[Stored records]

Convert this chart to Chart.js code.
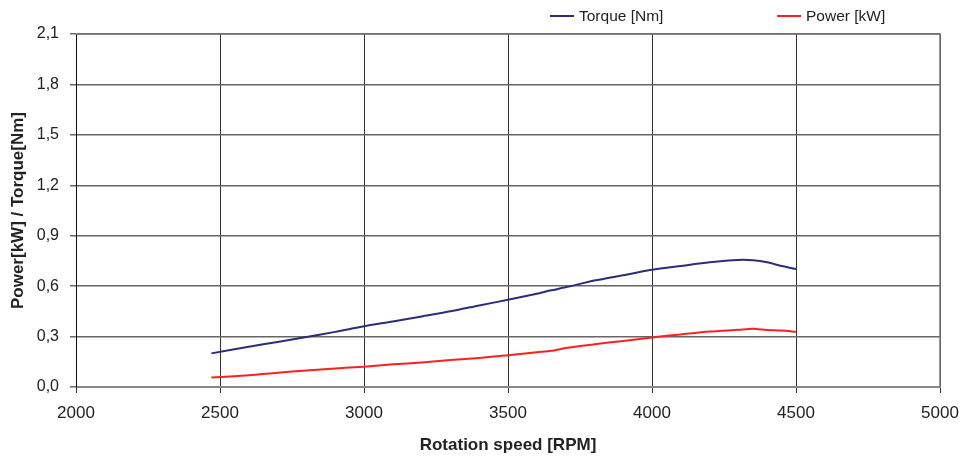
<!DOCTYPE html>
<html>
<head>
<meta charset="utf-8">
<script src="https://cdn.jsdelivr.net/npm/chart.js@4/dist/chart.umd.min.js"></script>
<style>
  html, body { margin: 0; padding: 0; background: #fff; }
  #wrap { position: relative; width: 962px; height: 459px; }
  .legend-item {
    position: absolute; top: 6px; height: 20px;
    font: 15.5px "Liberation Sans", Arial, sans-serif; color: #222;
    display: flex; align-items: center; white-space: nowrap;
  }
  .legend-item span.swatch { display: inline-block; width: 24px; height: 2px; margin-right: 5px; }
</style>
</head>
<body>
<div id="wrap">
  <canvas id="chart" width="962" height="459"></canvas>
</div>
<script>
const rpm = [2470, 2600, 2700, 2800, 2900, 3000, 3100, 3200, 3300, 3400, 3500, 3600, 3650, 3700, 3800, 3900, 4000, 4100, 4200, 4300, 4350, 4400, 4450, 4500];
const torque = [0.200, 0.240, 0.268, 0.297, 0.328, 0.362, 0.390, 0.420, 0.450, 0.485, 0.519, 0.555, 0.575, 0.593, 0.633, 0.665, 0.697, 0.720, 0.742, 0.756, 0.754, 0.742, 0.720, 0.702];
const power = [0.056, 0.070, 0.085, 0.098, 0.110, 0.121, 0.135, 0.146, 0.160, 0.173, 0.189, 0.207, 0.215, 0.232, 0.254, 0.274, 0.295, 0.313, 0.330, 0.340, 0.346, 0.339, 0.336, 0.328];

const seriesNames = ["Torque [Nm]", "Power [kW]"];
const seriesColors = ["#2a2d7c", "#ff2020"];
const xTicks = [2000, 2500, 3000, 3500, 4000, 4500, 5000];
const yTicks = [0, 0.3, 0.6, 0.9, 1.2, 1.5, 1.8, 2.1];

const FONT = '"Liberation Sans", Arial, sans-serif';

// legend as html, placed like the original
const legendPos = [550, 777];
seriesNames.forEach((name, i) => {
  const el = document.createElement("div");
  el.className = "legend-item";
  el.style.left = legendPos[i] + "px";
  el.innerHTML = `<span class="swatch" style="background:${seriesColors[i]}"></span>${name}`;
  document.getElementById("wrap").appendChild(el);
});

const toPoints = (ys) => ys.map((y, i) => ({ x: rpm[i], y }));

// top + right frame of the plot area
const frame = {
  id: "frame",
  afterDraw(chart) {
    const { ctx, chartArea: a } = chart;
    ctx.save();
    ctx.strokeStyle = "#777";
    ctx.lineWidth = 1.5;
    ctx.beginPath();
    ctx.moveTo(a.left, a.top);
    ctx.lineTo(a.right, a.top);
    ctx.lineTo(a.right, a.bottom);
    ctx.stroke();
    ctx.restore();
  },
};

new Chart(document.getElementById("chart"), {
  type: "line",
  data: {
    datasets: [
      {
        label: seriesNames[0],
        data: toPoints(torque),
        borderColor: seriesColors[0],
        borderWidth: 2,
        pointRadius: 0,
        tension: 0.25,
      },
      {
        label: seriesNames[1],
        data: toPoints(power),
        borderColor: seriesColors[1],
        borderWidth: 2,
        pointRadius: 0,
        tension: 0.25,
      },
    ],
  },
  options: {
    responsive: false,
    animation: false,
    layout: { padding: { top: 34, right: 22, left: 0, bottom: 0 } },
    plugins: { legend: { display: false }, tooltip: { enabled: false } },
    scales: {
      x: {
        type: "linear",
        min: 2000,
        max: 5000,
        afterBuildTicks: (s) => { s.ticks = xTicks.map((v) => ({ value: v })); },
        afterFit: (s) => {
          s.height = 72;
          s.paddingLeft = 0;
          s.paddingRight = 0;
        },
        grid: { color: "#333", lineWidth: 1, tickLength: 6, tickColor: "#333" },
        border: { color: "#888", width: 2 },
        ticks: {
          font: { family: FONT, size: 17 },
          color: "#222",
          padding: 10,
          maxRotation: 0,
          callback: (v) => String(v),
        },
        title: {
          display: true,
          text: "Rotation speed [RPM]",
          font: { family: FONT, size: 17, weight: "bold" },
          color: "#222",
          padding: { top: 0, bottom: 3 },
        },
      },
      y: {
        min: 0,
        max: 2.1,
        afterBuildTicks: (s) => { s.ticks = yTicks.map((v) => ({ value: v })); },
        afterFit: (s) => { s.width = 76; },
        grid: {
          color: (c) => (c.tick && c.tick.value === 0 ? "#888" : "#666"),
          lineWidth: 1.5,
          tickLength: 6,
          tickColor: "#666",
        },
        border: { color: "#111", width: 1 },
        ticks: {
          font: { family: FONT, size: 16 },
          color: "#222",
          padding: 11,
          callback: (v) => Number(v).toFixed(1).replace(".", ","),
        },
        title: {
          display: true,
          text: "Power[kW] / Torque[Nm]",
          font: { family: FONT, size: 17, weight: "bold" },
          color: "#222",
          padding: { top: 8, bottom: 0 },
        },
      },
    },
  },
  plugins: [frame],
});
</script>
</body>
</html>
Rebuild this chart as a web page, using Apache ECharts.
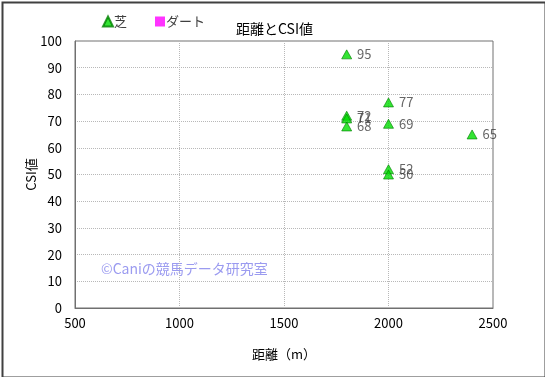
<!DOCTYPE html>
<html>
<head>
<meta charset="utf-8">
<script src="https://cdn.jsdelivr.net/npm/echarts@6/dist/echarts.min.js"></script>
<style>
  html, body { margin: 0; padding: 0; background: #fff; }
  #chart { width: 545px; height: 377px; }
</style>
</head>
<body>
<div id="chart"></div>
<script>
// 芝 のデータ（距離, CSI値）
const turfDistance = [1800, 1800, 1800, 1800, 2000, 2000, 2000, 2000, 2400]
const turfCsi = [95, 72, 71, 68, 77, 69, 52, 50, 65]
// ダート のデータ（なし）
const dirtDistance = []
const dirtCsi = []

const font = '"Noto Sans CJK JP", sans-serif'

const chart = echarts.init(document.getElementById('chart'))

const option = {
  animation: false,
  textStyle: { fontFamily: font },
  title: {
    text: '距離とCSI値',
    left: 231,
    top: 17,
    textStyle: { fontSize: 14, fontWeight: 'normal', color: '#000', fontFamily: font }
  },
  legend: {
    left: 97,
    top: 10,
    itemGap: 28,
    itemWidth: 10,
    itemHeight: 10,
    textStyle: { fontSize: 13, color: '#404040', fontFamily: font, padding: [0, 0, 0, -4] },
    data: [
      { name: '芝', icon: 'triangle' },
      { name: 'ダート', icon: 'rect' }
    ]
  },
  grid: {
    left: 75,
    right: 52,
    top: 41,
    bottom: 69,
    show: true,
    borderColor: '#707070',
    borderWidth: 1
  },
  xAxis: {
    type: 'value',
    min: 500,
    max: 2500,
    interval: 500,
    name: '距離（m）',
    nameLocation: 'middle',
    nameGap: 40,
    nameMoveOverlap: false,
    nameTextStyle: { fontSize: 13, color: '#000', fontFamily: font },
    axisLine: { show: true, lineStyle: { color: '#707070' } },
    axisTick: { show: false },
    axisLabel: { fontSize: 13, color: '#000', margin: 9, formatter: (v) => String(v) },
    splitLine: { show: true, lineStyle: { color: '#b8b8b8', type: [1, 1], width: 1 } }
  },
  yAxis: {
    type: 'value',
    min: 0,
    max: 100,
    interval: 10,
    name: 'CSI値',
    nameLocation: 'middle',
    nameGap: 37,
    nameMoveOverlap: false,
    nameTextStyle: { fontSize: 13, color: '#000', fontFamily: font },
    axisLine: { show: true, lineStyle: { color: '#707070' } },
    axisTick: { show: false },
    axisLabel: { fontSize: 13, color: '#000', margin: 13 },
    splitLine: { show: true, lineStyle: { color: '#b8b8b8', type: [1, 1], width: 1 } }
  },
  graphic: [
    {
      type: 'rect',
      left: 0,
      top: 0,
      shape: { width: 543, height: 375 },
      style: { fill: 'none', stroke: '#404040', lineWidth: 2 },
      silent: true
    },
    {
      type: 'text',
      left: 101,
      top: 262,
      style: {
        text: '©Caniの競馬データ研究室',
        fill: '#9b9bf0',
        font: '14px ' + font
      },
      silent: true
    }
  ],
  series: [
    {
      name: '芝',
      type: 'scatter',
      symbol: 'triangle',
      symbolSize: [10, 9],
      itemStyle: { color: '#00dd00', borderColor: '#008000', borderWidth: 0.8 },
      label: {
        show: true,
        position: 'right',
        distance: 5,
        color: '#404040',
        fontSize: 13,
        formatter: (p) => p.value[1]
      },
      data: turfDistance.map((d, i) => [d, turfCsi[i]])
    },
    {
      name: 'ダート',
      type: 'scatter',
      symbol: 'rect',
      symbolSize: 9,
      itemStyle: { color: '#ff00ff' },
      data: dirtDistance.map((d, i) => [d, dirtCsi[i]])
    }
  ]
}

chart.setOption(option)
</script>
</body>
</html>
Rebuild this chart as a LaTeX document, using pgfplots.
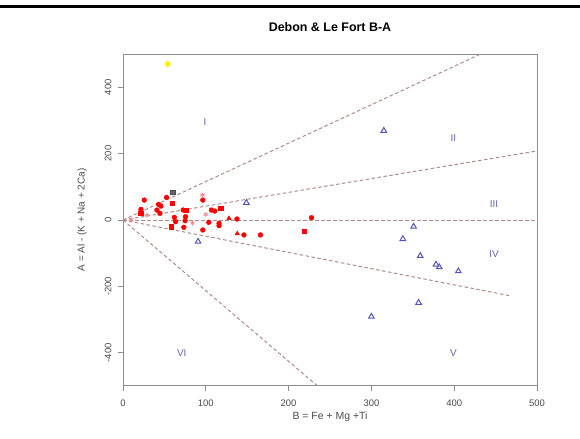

§ Given instruction
The material above holds pictures; leave them out. Repeat exactly the lines from the one containing "Rebuild this chart as a web" through the one containing "const chart = echarts.init(document.getElementById('chart'))", and nothing else.

§ Output of the task
Rebuild this chart as a web page, using Apache ECharts.
<!DOCTYPE html>
<html>
<head>
<meta charset="utf-8">
<script src="https://cdn.jsdelivr.net/npm/echarts@6/dist/echarts.min.js"></script>
<style>
  html, body { margin: 0; padding: 0; background: #fff; }
  #chart { width: 545px; height: 377px; }
</style>
</head>
<body>
<div id="chart"></div>
<script>
// 芝 のデータ（距離, CSI値）
const turfDistance = [1800, 1800, 1800, 1800, 2000, 2000, 2000, 2000, 2400]
const turfCsi = [95, 72, 71, 68, 77, 69, 52, 50, 65]
// ダート のデータ（なし）
const dirtDistance = []
const dirtCsi = []

const font = '"Noto Sans CJK JP", sans-serif'

const chart = echarts.init(document.getElementById('chart'))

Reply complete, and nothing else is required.